_TASK DETAILS_
Reproduce the data exactly and drop any pictures it holds.

_DATA PROVIDED_
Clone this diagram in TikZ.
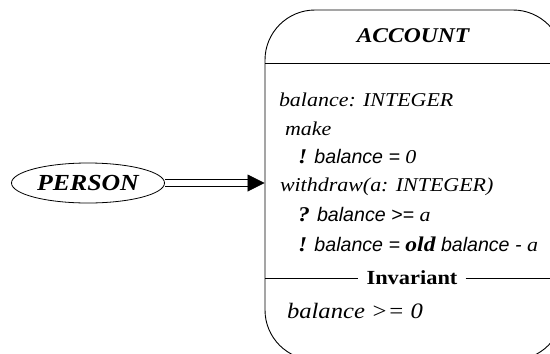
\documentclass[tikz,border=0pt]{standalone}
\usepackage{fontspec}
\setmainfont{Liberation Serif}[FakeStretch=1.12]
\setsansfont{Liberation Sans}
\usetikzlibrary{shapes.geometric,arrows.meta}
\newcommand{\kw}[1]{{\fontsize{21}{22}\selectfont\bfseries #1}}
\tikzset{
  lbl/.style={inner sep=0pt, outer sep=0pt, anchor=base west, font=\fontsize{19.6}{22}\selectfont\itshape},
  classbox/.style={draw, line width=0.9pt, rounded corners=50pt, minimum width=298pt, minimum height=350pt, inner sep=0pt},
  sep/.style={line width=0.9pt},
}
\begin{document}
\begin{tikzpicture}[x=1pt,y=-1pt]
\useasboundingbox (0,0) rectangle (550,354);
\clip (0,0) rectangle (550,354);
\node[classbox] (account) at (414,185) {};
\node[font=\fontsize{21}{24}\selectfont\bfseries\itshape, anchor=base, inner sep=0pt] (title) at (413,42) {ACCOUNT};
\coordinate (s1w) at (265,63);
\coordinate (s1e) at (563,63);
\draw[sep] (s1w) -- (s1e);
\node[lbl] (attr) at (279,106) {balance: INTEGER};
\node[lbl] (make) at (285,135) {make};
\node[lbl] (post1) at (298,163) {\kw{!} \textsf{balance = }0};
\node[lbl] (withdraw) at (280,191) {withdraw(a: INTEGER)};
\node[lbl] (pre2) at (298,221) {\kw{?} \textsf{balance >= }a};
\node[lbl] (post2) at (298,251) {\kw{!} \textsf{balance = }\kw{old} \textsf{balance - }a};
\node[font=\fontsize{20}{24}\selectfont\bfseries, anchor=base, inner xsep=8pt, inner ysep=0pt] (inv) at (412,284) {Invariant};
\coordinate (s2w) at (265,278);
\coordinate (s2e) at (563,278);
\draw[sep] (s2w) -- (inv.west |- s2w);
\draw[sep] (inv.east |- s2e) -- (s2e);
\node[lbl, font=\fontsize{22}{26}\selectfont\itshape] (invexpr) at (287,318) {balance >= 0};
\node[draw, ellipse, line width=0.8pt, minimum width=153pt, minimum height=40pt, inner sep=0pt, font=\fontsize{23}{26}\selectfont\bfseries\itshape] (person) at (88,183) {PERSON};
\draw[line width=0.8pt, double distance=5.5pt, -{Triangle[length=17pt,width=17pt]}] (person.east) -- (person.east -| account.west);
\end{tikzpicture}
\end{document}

_RESULT_
Clone this diagram in TikZ.
\documentclass[tikz,border=0pt]{standalone}
\usepackage{fontspec}
\setmainfont{Liberation Serif}[FakeStretch=1.12]
\setsansfont{Liberation Sans}
\usetikzlibrary{shapes.geometric,arrows.meta}
\newcommand{\kw}[1]{{\fontsize{21}{22}\selectfont\bfseries #1}}
\tikzset{
  lbl/.style={inner sep=0pt, outer sep=0pt, anchor=base west, font=\fontsize{19.6}{22}\selectfont\itshape},
  classbox/.style={draw, line width=0.9pt, rounded corners=50pt, minimum width=298pt, minimum height=350pt, inner sep=0pt},
  sep/.style={line width=0.9pt},
}
\begin{document}
\begin{tikzpicture}[x=1pt,y=-1pt]
\useasboundingbox (0,0) rectangle (550,354);
\clip (0,0) rectangle (550,354);
\node[classbox] (account) at (414,185) {};
\node[font=\fontsize{21}{24}\selectfont\bfseries\itshape, anchor=base, inner sep=0pt] (title) at (413,42) {ACCOUNT};
\coordinate (s1w) at (265,63);
\coordinate (s1e) at (563,63);
\draw[sep] (s1w) -- (s1e);
\node[lbl] (attr) at (279,106) {balance: INTEGER};
\node[lbl] (make) at (285,135) {make};
\node[lbl] (post1) at (298,163) {\kw{!} \textsf{balance = }0};
\node[lbl] (withdraw) at (280,191) {withdraw(a: INTEGER)};
\node[lbl] (pre2) at (298,221) {\kw{?} \textsf{balance >= }a};
\node[lbl] (post2) at (298,251) {\kw{!} \textsf{balance = }\kw{old} \textsf{balance - }a};
\node[font=\fontsize{20}{24}\selectfont\bfseries, anchor=base, inner xsep=8pt, inner ysep=0pt] (inv) at (412,284) {Invariant};
\coordinate (s2w) at (265,278);
\coordinate (s2e) at (563,278);
\draw[sep] (s2w) -- (inv.west |- s2w);
\draw[sep] (inv.east |- s2e) -- (s2e);
\node[lbl, font=\fontsize{22}{26}\selectfont\itshape] (invexpr) at (287,318) {balance >= 0};
\node[draw, ellipse, line width=0.8pt, minimum width=153pt, minimum height=40pt, inner sep=0pt, font=\fontsize{23}{26}\selectfont\bfseries\itshape] (person) at (88,183) {PERSON};
\draw[line width=0.8pt, double distance=5.5pt, -{Triangle[length=17pt,width=17pt]}] (person.east) -- (person.east -| account.west);
\end{tikzpicture}
\end{document}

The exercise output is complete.